For generations, farm insurance in Australia followed a fairly predictable pattern. You arranged cover for fire, perhaps added hail if the crop justified it, renewed the policy each year and got on with the business of farming. For a long time, that approach worked well enough because weather patterns were relatively stable and the risks were easier to anticipate.
Not anymore. The problem in 2026 is that farming conditions no longer behave in predictable cycles. Across large parts of Australia, the climate has become far less forgiving, and insurance arrangements that once provided reasonable protection are beginning to look incomplete.
Recent seasonal data illustrate the challenge clearly. Large areas of south-eastern Australia and Western Australia have entered planting windows with soil moisture levels sitting near record lows, a situation that increases the likelihood of crop stress even before heat, frost, or wind damage are factored into the equation. When rainfall patterns fail early in the season, the financial risk carried by farmers increases sharply because input costs such as seed, fertiliser, fuel, and labour have already been committed long before yields are certain.
Climate Risk Is Changing the Insurance Conversation
Australian agriculture has always involved risk, but the nature of that risk has piqued noticeably in recent years. While hailstorms and bushfires still occur, growers now face a broader mix of threats, including prolonged heat events, late frosts during sensitive growth stages, extended dry periods and even unpredictable rainfall patterns.
Source: BoM
The Bureau of Meteorology has reported an increasing frequency of extreme temperature days across several agricultural regions, and agronomists regularly warn that these temperature spikes can reduce yields dramatically if they coincide with flowering or grain filling periods. A single frost event during the wrong week can cause damage that fire or hail policies were never designed to cover.
At the same time, many farmers have expanded their operations or adopted higher-value crop rotations, which means the financial stakes of a bad season have grown substantially. With fertiliser shortages spiking and machinery costs climbing, the difference between a good harvest and a failed one can now mean the difference between a profitable year and a serious financial setback. In this catch-22 situation, insurance is now something that requires far more careful planning.

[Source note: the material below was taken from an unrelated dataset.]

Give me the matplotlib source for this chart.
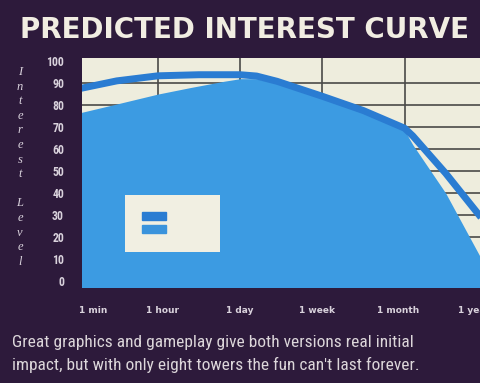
import matplotlib.pyplot as plt
from matplotlib import font_manager
from matplotlib.patches import Patch

# time scale: 0 = 1 min, 1 = 1 hour, 2 = 1 day, 3 = 1 week, 4 = 1 month, 5 = 1 year
time_labels = ["1 min", "1 hour", "1 day", "1 week", "1 month", "1 year"]
label_pos = [0.21, 1.06, 2.0, 2.93, 3.92, 4.84]
grid_x = [1, 2, 3, 4]
grid_y = [10, 20, 30, 40, 50, 60, 70, 80, 90]

# outer curve (thick line)
line_x = [0.05, 0.5, 1.0, 1.5, 2.0, 2.2, 2.45, 3.0, 3.5, 4.0, 4.1, 4.5, 4.95]
line_y = [87.5, 91.0, 93.3, 93.8, 93.8, 93.2, 90.8, 84.0, 77.5, 69.5, 66.0, 49.0, 28.0]

# inner curve (filled area)
fill_x = [0.05, 0.5, 1.0, 1.4, 1.8, 2.0, 2.2, 2.45, 3.0, 3.5, 4.0, 4.1, 4.5, 4.95]
fill_y = [76.5, 80.5, 85.0, 88.0, 90.8, 92.0, 92.0, 89.8, 83.0, 76.5, 68.5, 62.0, 40.0, 9.0]

caption_lines = ["Great graphics and gameplay give both versions real initial",
                 "impact, but with only eight towers the fun can't last forever."]

bg = "#2d1a3b"
paper = "#eeeddd"
light_blue = "#3c9be2"
dark_blue = "#2a7cd2"
pale_text = "#d9d2dc"

installed = {f.name for f in font_manager.fontManager.ttflist}
narrow = next((n for n in ["Liberation Sans Narrow", "DejaVu Sans Condensed",
                           "Roboto Condensed", "Roboto"] if n in installed),
              "DejaVu Sans")

fig = plt.figure(figsize=[4.81, 3.83], dpi=100, facecolor=bg)
ax = fig.add_axes([82 / 481, 1 - 287 / 383, 1 - 82 / 481, 229 / 383])
ax.set_facecolor(paper)

ax.set_xlim(0.077, 4.93)
ax.set_ylim(-2.7, 101.4)

for gx in grid_x:
    ax.axvline(gx, color="#4a4a48", lw=1.2, zorder=1)
for gy in grid_y:
    ax.axhline(gy, color="#4a4a48", lw=1.2, zorder=1)

ax.fill_between(fill_x, fill_y, -10, color=light_blue, lw=0, zorder=2)
ax.plot(line_x, line_y, color=dark_blue, lw=5, solid_capstyle="butt",
        solid_joinstyle="round", zorder=3)

ax.set_xticks(label_pos)
ax.set_xticklabels(time_labels)
ax.set_yticks(range(0, 101, 10))
ax.tick_params(length=0)
ax.tick_params(axis="x", pad=14, labelsize=6.5, labelcolor=pale_text)
ax.tick_params(axis="y", pad=13, labelsize=8.5, labelcolor=pale_text)
for t in ax.get_xticklabels():
    t.set_fontweight("bold")
for t in ax.get_yticklabels():
    t.set_family(narrow)
    t.set_fontweight("bold")

for s in ax.spines.values():
    s.set_visible(False)

# legend box with two bars and no text
handles = [Patch(color=dark_blue), Patch(color="#3a93dc")]
leg = ax.legend(handles, ["", ""], loc="upper left",
                bbox_to_anchor=(0.108, 0.153, 0.238, 0.249), mode="expand",
                borderaxespad=0, fontsize=8, borderpad=1.52, labelspacing=0.3,
                handlelength=2.2, handleheight=0.7, fancybox=False,
                framealpha=1, facecolor="#f1efe2", edgecolor="none")
leg.set_zorder(5)

fig.text(20 / 481, 1 - 38 / 383, "PREDICTED INTEREST CURVE", color="#f1ede2",
         fontsize=20.0, fontweight="bold", va="baseline", ha="left")

fig.text(20 / 481, 1 - 66 / 383, "\n".join("Interest") + "\n\n" + "\n".join("Level"),
         color=pale_text, fontsize=9, style="italic", family="Liberation Serif",
         ha="center", va="top", linespacing=1.29)

# caption under the chart, sized to span the panel width
caps = []
for i, line in enumerate(caption_lines):
    caps.append(fig.text(12 / 481, 1 - (347 + 23 * i) / 383, line, color="#dcd6da",
                         fontsize=12.5, family=narrow, ha="left", va="baseline"))
fig.canvas.draw()
r = fig.canvas.get_renderer()
w = caps[0].get_window_extent(r).width
for c in caps:
    c.set_fontsize(min(12.5, 12.5 * 458 / w))

fig.savefig("out.png", dpi=100, facecolor=bg)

Why the “Set and Forget” Approach No Longer Works
One of the biggest risks farmers face is assuming their insurance arrangements still match the realities of the farm. Policies that were appropriate five or ten years ago may no longer cover the types of weather events that are becoming more common today.
Another complication is the surging premium. In 2026, several large insurers have either increased farm insurance premiums largely due to climate volatility, rising claim costs and regional concentration of risk, which have made some traditional insurers more cautious about providing broad agricultural cover as well. This is where specialist advice becomes valuable.
How Brokers Help Farmers Navigate a Changing Market
Working with experienced crop insurance brokers gives farmers access to a broader range of insurance options than they might find on their own. Rather than relying on a single insurer’s standard policy, brokers can compare multiple providers and tailor coverage to the specific risks associated with a particular crop, location, and growing season.
A good broker spends time understanding the farm operation itself, including crop types, planting schedules, historical weather patterns and the financial exposure involved in a failed harvest. With that information, they can identify policies designed to address risks that traditional insurance may overlook. For example, some specialised policies now offer protection against frost damage, extreme heat events or rainfall deficits, risks that are becoming increasingly relevant across many parts of Australia.
These policies often sit alongside more familiar cover, such as hail protection, creating a layered approach that reflects modern farming conditions rather than relying on outdated assumptions.
Another benefit of working with brokers is market access. When insurers become more selective about the agricultural risks they accept, brokers often have established relationships with niche providers who continue to offer specialised cover.
A More Strategic Approach to Farm Protection
Australian farmers have always been resilient, adapting to droughts, floods, market fluctuations and the countless variables that influence agricultural production. What is changing in 2026 is the scale and unpredictability of climate-related risks.
With soil moisture levels already under pressure in parts of the country and weather patterns becoming harder to predict, the traditional habit of renewing the same insurance policy each year without review is becoming harder to justify.
Taking a more strategic approach to farm insurance, particularly with the guidance of specialist brokers who understand agricultural risk, allows farmers to align their protection with the realities of modern farming. And in a season where the margin between a successful harvest and a difficult year can be measured in a few degrees of temperature or a few millimetres of rain, that extra layer of planning can make all the difference.